## Task to carry out:
Reproduce the listing below character for character; drop every image.

## Information supplied:
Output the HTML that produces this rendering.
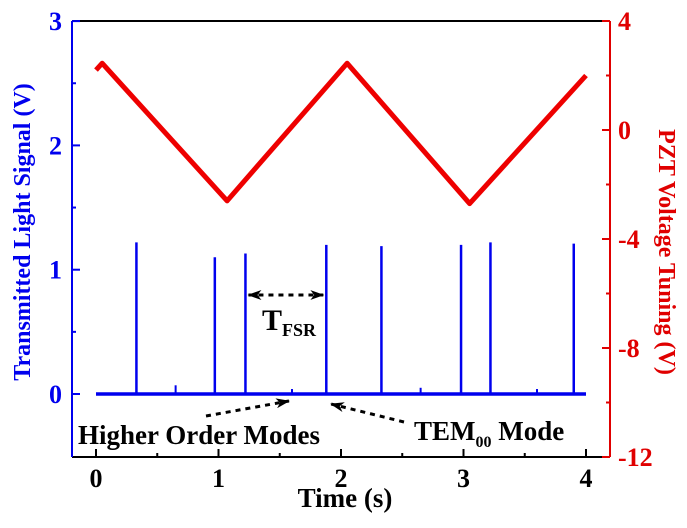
<!DOCTYPE html>
<html><head><meta charset="utf-8"><style>
body{margin:0;background:#fff}
svg text{font-family:"Liberation Serif",serif;font-weight:bold}
</style></head><body>
<svg id="c" width="687" height="523" viewBox="0 0 687 523">
<defs>
<marker id="ah2" viewBox="0 0 14 10" markerWidth="14" markerHeight="10" refX="13" refY="5" orient="auto" markerUnits="userSpaceOnUse"><path d="M0,0 L14,5 L0,10 L4,5 Z" fill="#000"/></marker>
<marker id="as2" viewBox="0 0 14 10" markerWidth="14" markerHeight="10" refX="1" refY="5" orient="auto" markerUnits="userSpaceOnUse"><path d="M14,0 L0,5 L14,10 L10,5 Z" fill="#000"/></marker>
</defs>
<g id="plot"></g>
</svg>
<script>
const xTicks=[0,1,2,3,4];
const leftTicks=[0,1,2,3];
const rightTicks=[4,0,-4,-8,-12];
const pztTimes=[0,0.05,1.07,2.05,3.05,4.0];
const pztVolts=[2.2,2.45,-2.6,2.45,-2.7,2.0];
const peakTimes=[0.33,0.97,1.22,1.88,2.33,2.98,3.22,3.90];
const peakHeights=[1.22,1.10,1.13,1.20,1.19,1.20,1.22,1.21];
const minorTimes=[0.65,1.6,2.65,3.6];
const minorHeights=[0.07,0.04,0.05,0.04];

const L=72,R=610,T=21,B=457;
const X=t=>96+t*122.5;
const YL=v=>394-v*124.3;
const YR=v=>21+(4-v)*27.25;
const NS='http://www.w3.org/2000/svg';
const g=document.getElementById('plot');
function el(tag,attrs,name,txt){const e=document.createElementNS(NS,tag);for(const k in attrs)e.setAttribute(k,attrs[k]);


if(txt!==undefined)e.textContent=txt;g.appendChild(e);return e;}

el('line',{x1:L,y1:T,x2:R,y2:T,stroke:'#000','stroke-width':2},'top-axis-line');
el('line',{x1:L,y1:B,x2:R,y2:B,stroke:'#000','stroke-width':2},'x-axis-line');
el('line',{x1:L,y1:T,x2:L,y2:B,stroke:'#0000ee','stroke-width':2},'left-y-axis-line');
el('line',{x1:R,y1:T,x2:R,y2:B,stroke:'#e00000','stroke-width':2},'right-y-axis-line');

xTicks.forEach(t=>{
  el('line',{x1:X(t),y1:B,x2:X(t),y2:B-8,stroke:'#000','stroke-width':2},'x-tick');
  if(t<4) el('line',{x1:X(t+0.5),y1:B,x2:X(t+0.5),y2:B-4,stroke:'#000','stroke-width':2},'x-minor-tick');
  el('text',{x:X(t),y:B+30,'text-anchor':'middle','font-size':26,fill:'#000'},'x-tick-label',String(t));
});
el('text',{x:345,y:507,'text-anchor':'middle','font-size':27,fill:'#000'},'x-axis-title','Time (s)');

leftTicks.forEach(v=>{
  el('line',{x1:L,y1:YL(v),x2:L+8,y2:YL(v),stroke:'#0000ee','stroke-width':2},'left-tick');
  el('line',{x1:L,y1:YL(v+0.5),x2:L+4,y2:YL(v+0.5),stroke:'#0000ee','stroke-width':2},'left-minor-tick');
  el('text',{x:62,y:YL(v)+9,'text-anchor':'end','font-size':26,fill:'#0000ee'},'left-tick-label',String(v));
});
el('text',{x:0,y:0,'text-anchor':'middle','font-size':24,fill:'#0000ee',transform:'translate(30,232) rotate(-90)'},'left-y-axis-title','Transmitted Light Signal (V)');

rightTicks.forEach(v=>{
  el('line',{x1:R,y1:YR(v),x2:R-8,y2:YR(v),stroke:'#e00000','stroke-width':2},'right-tick');
  if(v>-12) el('line',{x1:R,y1:YR(v-2),x2:R-4,y2:YR(v-2),stroke:'#e00000','stroke-width':2},'right-minor-tick');
  el('text',{x:618,y:YR(v)+9,'text-anchor':'start','font-size':26,fill:'#e00000'},'right-tick-label',String(v));
});
el('text',{x:0,y:0,'text-anchor':'middle','font-size':24,fill:'#e00000',transform:'translate(659,252) rotate(90)'},'right-y-axis-title','PZT Voltage Tuning (V)');

let pd=pztTimes.map((t,i)=>(i?'L':'M')+X(t)+','+YR(pztVolts[i])).join(' ');
el('path',{d:pd,fill:'none',stroke:'#ee0000','stroke-width':5,'stroke-linejoin':'round'},'pzt-voltage-series');

let bd='M'+X(0)+','+YL(0)+' L'+X(4)+','+YL(0);
el('path',{d:bd,fill:'none',stroke:'#0000ee','stroke-width':3.5},'signal-baseline');
peakTimes.forEach((t,i)=>{
  el('line',{x1:X(t),y1:YL(0),x2:X(t),y2:YL(peakHeights[i]),stroke:'#0000ee','stroke-width':2.5},'tem00-peak');
});
minorTimes.forEach((t,i)=>{
  el('line',{x1:X(t),y1:YL(0),x2:X(t),y2:YL(minorHeights[i]),stroke:'#0000ee','stroke-width':2},'higher-order-peak');
});

el('line',{x1:X(1.22)+3,y1:295,x2:X(1.88)-3,y2:295,stroke:'#000','stroke-width':3,'stroke-dasharray':'5,5','marker-end':'url(#ah2)','marker-start':'url(#as2)'},'fsr-arrow');
const tf=el('text',{x:262,y:330,'font-size':30,fill:'#000'},'tfsr-label','T');
const ts=document.createElementNS(NS,'tspan');ts.setAttribute('font-size','18');ts.setAttribute('dy','6');ts.textContent='FSR';


tf.appendChild(ts);
el('line',{x1:206,y1:416,x2:289,y2:401,stroke:'#000','stroke-width':3,'stroke-dasharray':'5,5','marker-end':'url(#ah2)'},'higher-order-arrow');
el('line',{x1:404,y1:422,x2:331,y2:404,stroke:'#000','stroke-width':3,'stroke-dasharray':'5,5','marker-end':'url(#ah2)'},'tem00-arrow');
el('text',{x:78,y:444,'font-size':27,fill:'#000'},'higher-order-modes-label','Higher Order Modes');
const tm=el('text',{x:414,y:440,'font-size':27,fill:'#000'},'tem00-mode-label','TEM');
const s1=document.createElementNS(NS,'tspan');s1.setAttribute('font-size','16');s1.setAttribute('dy','7');s1.textContent='00';


tm.appendChild(s1);
const s2=document.createElementNS(NS,'tspan');s2.setAttribute('dy','-7');s2.textContent=' Mode';


tm.appendChild(s2);
</script>
</body></html>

## Response to this exercise:
Output the HTML that produces this rendering.
<!DOCTYPE html>
<html><head><meta charset="utf-8"><style>
body{margin:0;background:#fff}
svg text{font-family:"Liberation Serif",serif;font-weight:bold}
</style></head><body>
<svg id="c" width="687" height="523" viewBox="0 0 687 523">
<defs>
<marker id="ah2" viewBox="0 0 14 10" markerWidth="14" markerHeight="10" refX="13" refY="5" orient="auto" markerUnits="userSpaceOnUse"><path d="M0,0 L14,5 L0,10 L4,5 Z" fill="#000"/></marker>
<marker id="as2" viewBox="0 0 14 10" markerWidth="14" markerHeight="10" refX="1" refY="5" orient="auto" markerUnits="userSpaceOnUse"><path d="M14,0 L0,5 L14,10 L10,5 Z" fill="#000"/></marker>
</defs>
<g id="plot"></g>
</svg>
<script>
const xTicks=[0,1,2,3,4];
const leftTicks=[0,1,2,3];
const rightTicks=[4,0,-4,-8,-12];
const pztTimes=[0,0.05,1.07,2.05,3.05,4.0];
const pztVolts=[2.2,2.45,-2.6,2.45,-2.7,2.0];
const peakTimes=[0.33,0.97,1.22,1.88,2.33,2.98,3.22,3.90];
const peakHeights=[1.22,1.10,1.13,1.20,1.19,1.20,1.22,1.21];
const minorTimes=[0.65,1.6,2.65,3.6];
const minorHeights=[0.07,0.04,0.05,0.04];

const L=72,R=610,T=21,B=457;
const X=t=>96+t*122.5;
const YL=v=>394-v*124.3;
const YR=v=>21+(4-v)*27.25;
const NS='http://www.w3.org/2000/svg';
const g=document.getElementById('plot');
function el(tag,attrs,name,txt){const e=document.createElementNS(NS,tag);for(const k in attrs)e.setAttribute(k,attrs[k]);


if(txt!==undefined)e.textContent=txt;g.appendChild(e);return e;}

el('line',{x1:L,y1:T,x2:R,y2:T,stroke:'#000','stroke-width':2},'top-axis-line');
el('line',{x1:L,y1:B,x2:R,y2:B,stroke:'#000','stroke-width':2},'x-axis-line');
el('line',{x1:L,y1:T,x2:L,y2:B,stroke:'#0000ee','stroke-width':2},'left-y-axis-line');
el('line',{x1:R,y1:T,x2:R,y2:B,stroke:'#e00000','stroke-width':2},'right-y-axis-line');

xTicks.forEach(t=>{
  el('line',{x1:X(t),y1:B,x2:X(t),y2:B-8,stroke:'#000','stroke-width':2},'x-tick');
  if(t<4) el('line',{x1:X(t+0.5),y1:B,x2:X(t+0.5),y2:B-4,stroke:'#000','stroke-width':2},'x-minor-tick');
  el('text',{x:X(t),y:B+30,'text-anchor':'middle','font-size':26,fill:'#000'},'x-tick-label',String(t));
});
el('text',{x:345,y:507,'text-anchor':'middle','font-size':27,fill:'#000'},'x-axis-title','Time (s)');

leftTicks.forEach(v=>{
  el('line',{x1:L,y1:YL(v),x2:L+8,y2:YL(v),stroke:'#0000ee','stroke-width':2},'left-tick');
  el('line',{x1:L,y1:YL(v+0.5),x2:L+4,y2:YL(v+0.5),stroke:'#0000ee','stroke-width':2},'left-minor-tick');
  el('text',{x:62,y:YL(v)+9,'text-anchor':'end','font-size':26,fill:'#0000ee'},'left-tick-label',String(v));
});
el('text',{x:0,y:0,'text-anchor':'middle','font-size':24,fill:'#0000ee',transform:'translate(30,232) rotate(-90)'},'left-y-axis-title','Transmitted Light Signal (V)');

rightTicks.forEach(v=>{
  el('line',{x1:R,y1:YR(v),x2:R-8,y2:YR(v),stroke:'#e00000','stroke-width':2},'right-tick');
  if(v>-12) el('line',{x1:R,y1:YR(v-2),x2:R-4,y2:YR(v-2),stroke:'#e00000','stroke-width':2},'right-minor-tick');
  el('text',{x:618,y:YR(v)+9,'text-anchor':'start','font-size':26,fill:'#e00000'},'right-tick-label',String(v));
});
el('text',{x:0,y:0,'text-anchor':'middle','font-size':24,fill:'#e00000',transform:'translate(659,252) rotate(90)'},'right-y-axis-title','PZT Voltage Tuning (V)');

let pd=pztTimes.map((t,i)=>(i?'L':'M')+X(t)+','+YR(pztVolts[i])).join(' ');
el('path',{d:pd,fill:'none',stroke:'#ee0000','stroke-width':5,'stroke-linejoin':'round'},'pzt-voltage-series');

let bd='M'+X(0)+','+YL(0)+' L'+X(4)+','+YL(0);
el('path',{d:bd,fill:'none',stroke:'#0000ee','stroke-width':3.5},'signal-baseline');
peakTimes.forEach((t,i)=>{
  el('line',{x1:X(t),y1:YL(0),x2:X(t),y2:YL(peakHeights[i]),stroke:'#0000ee','stroke-width':2.5},'tem00-peak');
});
minorTimes.forEach((t,i)=>{
  el('line',{x1:X(t),y1:YL(0),x2:X(t),y2:YL(minorHeights[i]),stroke:'#0000ee','stroke-width':2},'higher-order-peak');
});

el('line',{x1:X(1.22)+3,y1:295,x2:X(1.88)-3,y2:295,stroke:'#000','stroke-width':3,'stroke-dasharray':'5,5','marker-end':'url(#ah2)','marker-start':'url(#as2)'},'fsr-arrow');
const tf=el('text',{x:262,y:330,'font-size':30,fill:'#000'},'tfsr-label','T');
const ts=document.createElementNS(NS,'tspan');ts.setAttribute('font-size','18');ts.setAttribute('dy','6');ts.textContent='FSR';


tf.appendChild(ts);
el('line',{x1:206,y1:416,x2:289,y2:401,stroke:'#000','stroke-width':3,'stroke-dasharray':'5,5','marker-end':'url(#ah2)'},'higher-order-arrow');
el('line',{x1:404,y1:422,x2:331,y2:404,stroke:'#000','stroke-width':3,'stroke-dasharray':'5,5','marker-end':'url(#ah2)'},'tem00-arrow');
el('text',{x:78,y:444,'font-size':27,fill:'#000'},'higher-order-modes-label','Higher Order Modes');
const tm=el('text',{x:414,y:440,'font-size':27,fill:'#000'},'tem00-mode-label','TEM');
const s1=document.createElementNS(NS,'tspan');s1.setAttribute('font-size','16');s1.setAttribute('dy','7');s1.textContent='00';


tm.appendChild(s1);
const s2=document.createElementNS(NS,'tspan');s2.setAttribute('dy','-7');s2.textContent=' Mode';


tm.appendChild(s2);
</script>
</body></html>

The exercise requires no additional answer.